------ Recorded information

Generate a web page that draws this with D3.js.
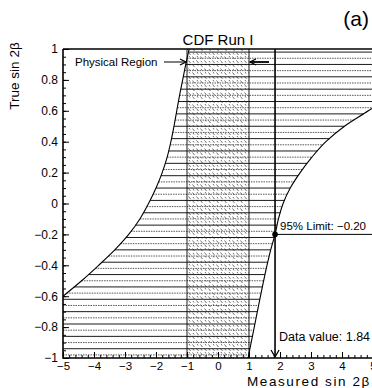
<!DOCTYPE html>
<html><head><meta charset="utf-8">
<script src="https://cdn.jsdelivr.net/npm/d3@7"></script>
<style>
html,body{margin:0;padding:0;background:#fff;}
svg{display:block;font-family:"Liberation Sans",Arial,sans-serif;}
</style></head>
<body>
<svg id="c" width="372" height="388"></svg>
<script>
// ---- data ----
const xTicks = [-5,-4,-3,-2,-1,0,1,2,3,4,5];
const yTicks = [-1,-0.8,-0.6,-0.4,-0.2,0,0.2,0.4,0.6,0.8,1];
// left edge of acceptance band (measured value, for a given true value)
const leftTrue = [-0.6,-0.5,-0.4,-0.3,-0.2,-0.1,0,0.1,0.2,0.3,0.4,0.5,0.6,0.7,0.8,0.9,1.0];
const leftMeas = [-5.0,-4.4,-3.85,-3.33,-2.88,-2.52,-2.24,-2.0,-1.8,-1.64,-1.52,-1.42,-1.33,-1.24,-1.14,-1.04,-0.93];
// right edge of acceptance band
const rightTrue = [-1,-0.8,-0.6,-0.4,-0.3,-0.2,-0.1,0,0.1,0.2,0.3,0.4,0.5,0.6,0.62];
const rightMeas = [0.97,1.17,1.37,1.58,1.70,1.84,1.95,2.1,2.33,2.65,3.03,3.48,4.08,4.85,5.0];
// true values of the horizontal acceptance intervals
const bandLevels = [-0.98,-0.94,-0.90,-0.86,-0.82,-0.78,-0.74,-0.70,-0.66,-0.62,-0.58,-0.54,-0.50,-0.46,-0.42,-0.38,-0.34,-0.30,-0.26,-0.22,-0.18,-0.14,-0.10,-0.06,-0.02,0.02,0.06,0.10,0.14,0.18,0.22,0.26,0.30,0.34,0.38,0.42,0.46,0.50,0.54,0.58,0.62,0.66,0.70,0.74,0.78,0.82,0.86,0.90,0.94,0.98];
const physicalRegion = [-1, 1];
const dataValue = 1.84;
const limitValue = -0.20;

// ---- chart ----
const svg = d3.select("#c");
const x = d3.scaleLinear().domain([-5,5]).range([63,373]);
const y = d3.scaleLinear().domain([-1,1]).range([358,49]);

const defs = svg.append("defs");
defs.append("clipPath").attr("id","clip").append("rect")
  .attr("x",x(-5)).attr("y",y(1)).attr("width",x(5)-x(-5)).attr("height",y(-1)-y(1));
const pat = defs.append("pattern").attr("id","hatch").attr("patternUnits","userSpaceOnUse")
  .attr("width",8).attr("height",8);
pat.append("path").attr("d","M0.5,0.5 L2.5,3 M4.5,4.5 L6.5,7 M5,0 L6,1.5 M1,5 L2,6.5")
  .attr("stroke","#333").attr("stroke-width",0.7).attr("fill","none");

const g = svg.append("g").attr("clip-path","url(#clip)");

function interp(ys, xs, v){
  if (v <= ys[0]) return xs[0];
  if (v >= ys[ys.length-1]) return xs[xs.length-1];
  for (let i=1;i<ys.length;i++){
    if (v <= ys[i]) { const t=(v-ys[i-1])/(ys[i]-ys[i-1]); return xs[i-1]+t*(xs[i]-xs[i-1]); }
  }
}
function leftAt(v){ return v < leftTrue[0] ? -5 : interp(leftTrue,leftMeas,v); }
function rightAt(v){ return v > rightTrue[rightTrue.length-1] ? 5 : interp(rightTrue,rightMeas,v); }

// hatched physical region
g.append("rect").attr("x",x(physicalRegion[0])).attr("y",y(1))
  .attr("width",x(physicalRegion[1])-x(physicalRegion[0])).attr("height",y(-1)-y(1))
  .attr("fill","url(#hatch)");

// horizontal acceptance intervals
g.selectAll("line.band").data(bandLevels).enter().append("line")
  .attr("x1",d=>x(leftAt(d))).attr("x2",d=>x(rightAt(d)))
  .attr("y1",d=>y(d)).attr("y2",d=>y(d))
  .attr("stroke",(d,i)=>i%2? "#000":"#444")
  .attr("stroke-width",0.9)
  .attr("stroke-dasharray",(d,i)=>i%2? null:"1.5,1");

// curves
const lineGen = d3.line().x(d=>x(d[0])).y(d=>y(d[1])).curve(d3.curveMonotoneY);
g.append("path").datum(leftMeas.map((m,i)=>[m,leftTrue[i]])).attr("d",lineGen)
  .attr("fill","none").attr("stroke","#000").attr("stroke-width",1.1);
g.append("path").datum(rightMeas.map((m,i)=>[m,rightTrue[i]])).attr("d",lineGen)
  .attr("fill","none").attr("stroke","#000").attr("stroke-width",1.1);

// physical region borders
physicalRegion.forEach(v=>{
  g.append("line").attr("x1",x(v)).attr("x2",x(v)).attr("y1",y(1)).attr("y2",y(-1))
    .attr("stroke","#000").attr("stroke-width",0.9);
});

// data value line
svg.append("line").attr("x1",x(dataValue)).attr("x2",x(dataValue)).attr("y1",y(1)).attr("y2",y(-1)-1)
  .attr("stroke","#000").attr("stroke-width",1.6);
svg.append("path").attr("d",`M${x(dataValue)-4},${y(-1)-8} L${x(dataValue)},${y(-1)-1} L${x(dataValue)+4},${y(-1)-8}`)
  .attr("fill","none").attr("stroke","#000").attr("stroke-width",1.3);
// 95% limit line
svg.append("line").attr("x1",x(dataValue)).attr("x2",372).attr("y1",y(limitValue)).attr("y2",y(limitValue))
  .attr("stroke","#000").attr("stroke-width",1);
svg.append("circle").attr("cx",x(dataValue)).attr("cy",y(limitValue)).attr("r",2.8).attr("fill","#000");

// frame
svg.append("path").attr("d",`M${x(-5)},${y(1)} L${x(5)},${y(1)} M${x(-5)},${y(1)} L${x(-5)},${y(-1)} L${x(5)},${y(-1)}`)
  .attr("fill","none").attr("stroke","#000").attr("stroke-width",1.6);

// axes
const xAxis = d3.axisBottom(x).tickValues(xTicks).tickSize(-6).tickPadding(4).tickFormat(d=>d<0?"\u2212"+Math.abs(d):d);
const xa = svg.append("g").attr("transform",`translate(0,${y(-1)})`).call(xAxis);
const xMinor = d3.axisBottom(x).ticks(50).tickSize(-3).tickFormat("");
svg.append("g").attr("transform",`translate(0,${y(-1)})`).call(xMinor).select(".domain").remove();
const yAxis = d3.axisLeft(y).tickValues(yTicks).tickSize(-6).tickPadding(5)
  .tickFormat(d=>{ if(d===0) return "0"; const s=Math.abs(d)===1?"1":Math.abs(d).toFixed(1); return d<0?"\u2212"+s:s;});
const ya = svg.append("g").attr("transform",`translate(${x(-5)},0)`).call(yAxis);
const yMinor = d3.axisLeft(y).ticks(40).tickSize(-3).tickFormat("");
svg.append("g").attr("transform",`translate(${x(-5)},0)`).call(yMinor).select(".domain").remove();
[xa,ya].forEach(a=>{ a.select(".domain").remove(); a.selectAll("text").attr("font-size",12).attr("font-family","Liberation Sans, Arial, sans-serif").attr("fill","#000"); });
xa.selectAll("text").attr("font-size",11.5);
svg.selectAll(".tick line").attr("stroke","#000");

// texts
svg.append("text").attr("x",218).attr("y",45).attr("text-anchor","middle").attr("font-size",15).text("CDF  Run I");
svg.append("text").attr("x",369).attr("y",26).attr("text-anchor","end").attr("font-size",21).text("(a)");
svg.append("text").attr("transform","translate(19,76) rotate(-90)").attr("text-anchor","middle").attr("font-size",13.5).text("True sin 2\u03B2");
svg.append("text").attr("x",371).attr("y",386).attr("text-anchor","end").attr("font-size",13.5).attr("letter-spacing",1.6).text("Measured sin 2\u03B2");
svg.append("text").attr("x",75).attr("y",66).attr("font-size",11.5).text("Physical Region");
svg.append("line").attr("x1",164).attr("x2",x(-1)-1).attr("y1",62).attr("y2",62).attr("stroke","#000").attr("stroke-width",1);
svg.append("path").attr("d",`M${x(-1)-7},59 L${x(-1)-1},62 L${x(-1)-7},65`).attr("fill","none").attr("stroke","#000").attr("stroke-width",1.2);
svg.append("line").attr("x1",269).attr("x2",x(1)+1).attr("y1",62).attr("y2",62).attr("stroke","#000").attr("stroke-width",1.8);
svg.append("path").attr("d",`M${x(1)+7},59 L${x(1)+1},62 L${x(1)+7},65`).attr("fill","none").attr("stroke","#000").attr("stroke-width",1.3);
svg.append("text").attr("x",x(dataValue)+5).attr("y",y(limitValue)-4).attr("font-size",11.5).text("95% Limit: \u22120.20");
svg.append("text").attr("x",x(dataValue)+4).attr("y",341).attr("font-size",12.5).text("Data value: 1.84");
</script>
</body></html>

------------

* **Goal**
The lines from the start of the data through the line that contains "const limitValue = -0.20;" are to be returned exactly, please, with both ends included and every picture left out.

* **Answer to this problem**
Generate a web page that draws this with D3.js.
<!DOCTYPE html>
<html><head><meta charset="utf-8">
<script src="https://cdn.jsdelivr.net/npm/d3@7"></script>
<style>
html,body{margin:0;padding:0;background:#fff;}
svg{display:block;font-family:"Liberation Sans",Arial,sans-serif;}
</style></head>
<body>
<svg id="c" width="372" height="388"></svg>
<script>
// ---- data ----
const xTicks = [-5,-4,-3,-2,-1,0,1,2,3,4,5];
const yTicks = [-1,-0.8,-0.6,-0.4,-0.2,0,0.2,0.4,0.6,0.8,1];
// left edge of acceptance band (measured value, for a given true value)
const leftTrue = [-0.6,-0.5,-0.4,-0.3,-0.2,-0.1,0,0.1,0.2,0.3,0.4,0.5,0.6,0.7,0.8,0.9,1.0];
const leftMeas = [-5.0,-4.4,-3.85,-3.33,-2.88,-2.52,-2.24,-2.0,-1.8,-1.64,-1.52,-1.42,-1.33,-1.24,-1.14,-1.04,-0.93];
// right edge of acceptance band
const rightTrue = [-1,-0.8,-0.6,-0.4,-0.3,-0.2,-0.1,0,0.1,0.2,0.3,0.4,0.5,0.6,0.62];
const rightMeas = [0.97,1.17,1.37,1.58,1.70,1.84,1.95,2.1,2.33,2.65,3.03,3.48,4.08,4.85,5.0];
// true values of the horizontal acceptance intervals
const bandLevels = [-0.98,-0.94,-0.90,-0.86,-0.82,-0.78,-0.74,-0.70,-0.66,-0.62,-0.58,-0.54,-0.50,-0.46,-0.42,-0.38,-0.34,-0.30,-0.26,-0.22,-0.18,-0.14,-0.10,-0.06,-0.02,0.02,0.06,0.10,0.14,0.18,0.22,0.26,0.30,0.34,0.38,0.42,0.46,0.50,0.54,0.58,0.62,0.66,0.70,0.74,0.78,0.82,0.86,0.90,0.94,0.98];
const physicalRegion = [-1, 1];
const dataValue = 1.84;
const limitValue = -0.20;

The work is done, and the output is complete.